Thankfully, we can see her back on the screen again in “American Bred” where she plays Agnese, an Italian mother, and on an a web series “Good Vibrations,” with Maxie Solters. “I’m now working with these wonderful, enthusiastic young artists, who have not been kicked in the gut by show business yet,” she laughs. “I feel like I’m finally coming into the age where I’m supposed to do a lot of work.”
She said she’d love to work on a regular television series again. “I’d like a role like Doris Roberts had on ‘Everybody Loves Raymond.’ I always joke with my agent to find a show like ‘Cheers’ where I’m an old woman barfly, who looks up and goes back to sleep on the bar. The business is so different today with so many reality shows and so few network shows that go past two or three episodes, so doing the work now comes in things like web series, and I’m lucky to be in the movies I’m in.”

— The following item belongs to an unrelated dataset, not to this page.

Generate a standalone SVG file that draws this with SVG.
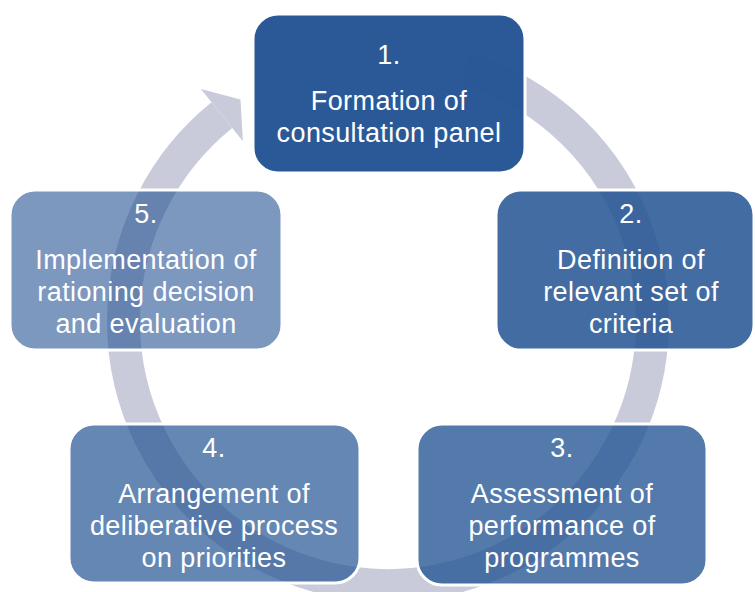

In addition to acting, White also teaches. “There are other things that are important to me besides acting now,” she says. “Being in a movie doesn’t mean the same as when I was a young girl. Back then it was a source of love and attention. Today, I’m older and wiser and they are fun to do, but I love tending to my garden, playing with my dog, seeing my boyfriend and being with my nieces and nephews.”
With everything she’s been through, White says that she realizes what’s most important in her life. “Making people laugh and giving back,” she says. “Helping others who just need someone just to say ‘Hello.’ My mother and sisters lived to their 80s and 90s, and I was there to love them.”
White is still in contact with the “Laverne & Shirley” castmates. “I always see David Lander (Squiggy),” she says. “His wife Cathy is a good friend of mine. I talk to Cindy (Williams, who played Shirley), and have seen Eddie Mecca (Carmine). Penny and I would see each other at parties and say hi.”
(Okay I have to admit, I own every episode of “Laverne & Shirley.” Treating myself to the last two seasons on DVD for this Christmas. You should do the same.)